_THE DATA:_
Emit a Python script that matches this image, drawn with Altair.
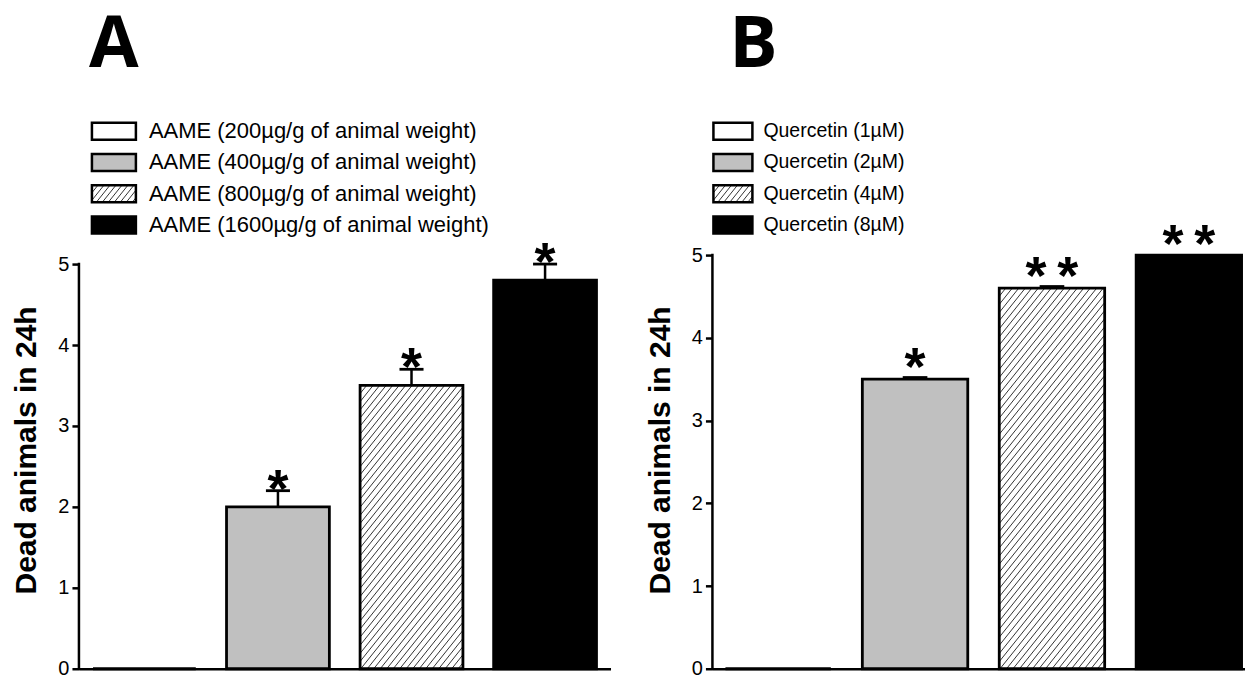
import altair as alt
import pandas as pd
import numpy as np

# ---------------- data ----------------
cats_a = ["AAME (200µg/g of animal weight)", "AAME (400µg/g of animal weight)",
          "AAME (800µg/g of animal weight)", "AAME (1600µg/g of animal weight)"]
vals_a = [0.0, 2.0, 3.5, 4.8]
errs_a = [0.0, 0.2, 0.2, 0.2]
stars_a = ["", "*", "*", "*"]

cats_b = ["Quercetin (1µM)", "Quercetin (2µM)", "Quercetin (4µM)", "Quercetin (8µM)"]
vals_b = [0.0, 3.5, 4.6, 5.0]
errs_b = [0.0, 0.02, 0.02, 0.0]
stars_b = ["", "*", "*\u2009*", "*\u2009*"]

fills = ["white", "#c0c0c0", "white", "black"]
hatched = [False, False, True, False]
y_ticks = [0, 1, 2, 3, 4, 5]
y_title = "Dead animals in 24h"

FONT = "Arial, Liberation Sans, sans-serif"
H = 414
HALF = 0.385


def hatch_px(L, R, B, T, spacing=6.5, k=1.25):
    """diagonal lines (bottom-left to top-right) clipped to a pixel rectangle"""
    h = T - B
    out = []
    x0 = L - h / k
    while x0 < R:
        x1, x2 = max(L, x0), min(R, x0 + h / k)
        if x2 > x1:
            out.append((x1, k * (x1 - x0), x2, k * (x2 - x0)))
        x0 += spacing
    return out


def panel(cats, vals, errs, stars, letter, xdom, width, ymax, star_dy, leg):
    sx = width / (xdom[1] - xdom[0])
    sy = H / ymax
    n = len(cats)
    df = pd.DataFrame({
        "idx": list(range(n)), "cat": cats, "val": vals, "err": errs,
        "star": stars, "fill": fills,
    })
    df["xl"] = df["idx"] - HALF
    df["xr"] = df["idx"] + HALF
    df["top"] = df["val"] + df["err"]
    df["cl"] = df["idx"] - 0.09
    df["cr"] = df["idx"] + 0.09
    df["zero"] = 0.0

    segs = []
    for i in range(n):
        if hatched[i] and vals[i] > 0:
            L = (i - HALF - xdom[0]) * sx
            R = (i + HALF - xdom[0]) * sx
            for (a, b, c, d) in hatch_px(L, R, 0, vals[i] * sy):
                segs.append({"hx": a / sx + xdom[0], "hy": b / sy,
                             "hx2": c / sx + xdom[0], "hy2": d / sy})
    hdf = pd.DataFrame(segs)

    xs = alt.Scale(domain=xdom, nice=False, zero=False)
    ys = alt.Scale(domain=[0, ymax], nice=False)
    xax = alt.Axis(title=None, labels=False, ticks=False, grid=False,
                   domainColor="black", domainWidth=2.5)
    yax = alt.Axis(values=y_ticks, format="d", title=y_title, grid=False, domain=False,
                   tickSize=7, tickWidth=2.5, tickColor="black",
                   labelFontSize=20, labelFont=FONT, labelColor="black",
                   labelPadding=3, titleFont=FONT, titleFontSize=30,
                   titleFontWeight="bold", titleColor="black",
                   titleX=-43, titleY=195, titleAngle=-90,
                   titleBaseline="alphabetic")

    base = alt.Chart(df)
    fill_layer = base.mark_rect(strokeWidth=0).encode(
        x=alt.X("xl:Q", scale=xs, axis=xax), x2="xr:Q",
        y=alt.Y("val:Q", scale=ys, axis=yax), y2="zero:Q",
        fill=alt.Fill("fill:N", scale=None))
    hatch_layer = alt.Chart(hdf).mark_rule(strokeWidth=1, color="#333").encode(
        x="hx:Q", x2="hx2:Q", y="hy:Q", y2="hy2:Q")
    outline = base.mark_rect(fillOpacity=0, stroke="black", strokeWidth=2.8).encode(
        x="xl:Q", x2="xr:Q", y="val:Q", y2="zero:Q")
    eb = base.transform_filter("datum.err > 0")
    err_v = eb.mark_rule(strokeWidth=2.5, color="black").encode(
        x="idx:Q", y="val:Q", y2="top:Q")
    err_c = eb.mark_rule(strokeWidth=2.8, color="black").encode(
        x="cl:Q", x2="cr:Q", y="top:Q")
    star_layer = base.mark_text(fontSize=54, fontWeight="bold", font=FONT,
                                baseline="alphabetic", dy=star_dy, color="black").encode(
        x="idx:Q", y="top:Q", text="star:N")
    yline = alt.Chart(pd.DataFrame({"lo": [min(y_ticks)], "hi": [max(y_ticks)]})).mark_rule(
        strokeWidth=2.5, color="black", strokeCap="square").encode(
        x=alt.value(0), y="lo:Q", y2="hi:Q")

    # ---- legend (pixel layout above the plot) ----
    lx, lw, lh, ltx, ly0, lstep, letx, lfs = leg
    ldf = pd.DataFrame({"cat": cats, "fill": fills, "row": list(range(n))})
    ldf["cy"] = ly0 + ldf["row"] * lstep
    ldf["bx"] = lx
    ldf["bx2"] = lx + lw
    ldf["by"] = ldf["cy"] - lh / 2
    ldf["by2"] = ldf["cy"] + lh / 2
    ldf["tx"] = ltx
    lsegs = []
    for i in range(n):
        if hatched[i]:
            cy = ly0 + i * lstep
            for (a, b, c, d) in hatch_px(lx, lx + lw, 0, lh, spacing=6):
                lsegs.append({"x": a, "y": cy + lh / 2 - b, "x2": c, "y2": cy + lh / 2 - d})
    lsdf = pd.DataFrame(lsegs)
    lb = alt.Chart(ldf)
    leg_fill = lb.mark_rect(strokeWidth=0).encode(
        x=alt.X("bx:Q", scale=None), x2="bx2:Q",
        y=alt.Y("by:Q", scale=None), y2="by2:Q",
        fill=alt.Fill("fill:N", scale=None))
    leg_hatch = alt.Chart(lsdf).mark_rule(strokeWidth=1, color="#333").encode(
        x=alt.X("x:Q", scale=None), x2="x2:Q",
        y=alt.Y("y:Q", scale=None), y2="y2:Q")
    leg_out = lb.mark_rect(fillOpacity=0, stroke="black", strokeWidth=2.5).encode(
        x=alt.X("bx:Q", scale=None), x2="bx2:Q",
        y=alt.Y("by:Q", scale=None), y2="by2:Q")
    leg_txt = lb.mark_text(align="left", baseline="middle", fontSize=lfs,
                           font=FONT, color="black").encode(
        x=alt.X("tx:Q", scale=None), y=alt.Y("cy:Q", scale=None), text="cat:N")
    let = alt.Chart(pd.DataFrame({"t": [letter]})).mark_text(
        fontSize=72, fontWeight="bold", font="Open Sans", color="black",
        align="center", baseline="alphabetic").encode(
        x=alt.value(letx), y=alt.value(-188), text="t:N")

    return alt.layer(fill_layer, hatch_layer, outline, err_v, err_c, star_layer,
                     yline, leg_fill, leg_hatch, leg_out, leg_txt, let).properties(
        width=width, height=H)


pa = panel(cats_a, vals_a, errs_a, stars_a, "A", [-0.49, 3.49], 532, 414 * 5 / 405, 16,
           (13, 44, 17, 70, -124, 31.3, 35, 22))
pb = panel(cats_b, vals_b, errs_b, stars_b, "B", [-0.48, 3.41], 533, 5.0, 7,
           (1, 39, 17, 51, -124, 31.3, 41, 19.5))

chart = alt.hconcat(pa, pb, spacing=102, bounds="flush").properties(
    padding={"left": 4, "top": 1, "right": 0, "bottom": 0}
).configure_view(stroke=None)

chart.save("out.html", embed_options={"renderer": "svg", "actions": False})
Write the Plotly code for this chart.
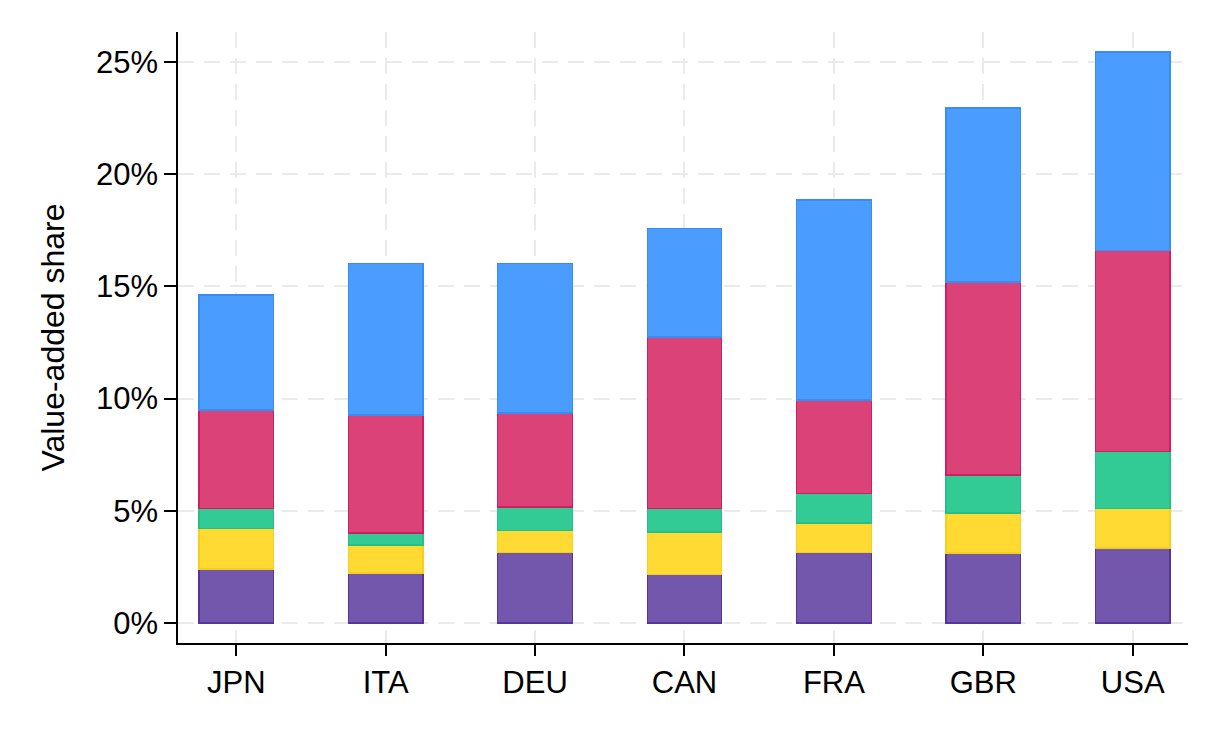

_WHAT YOU SHOULD DO:_
Copy only the part of the records that runs from the first line to the line with "import numpy as np", ends included, leaving pictures out.

_REPLY:_
Emit a Python script that matches this image, drawn with Altair.
import altair as alt
import pandas as pd
import numpy as np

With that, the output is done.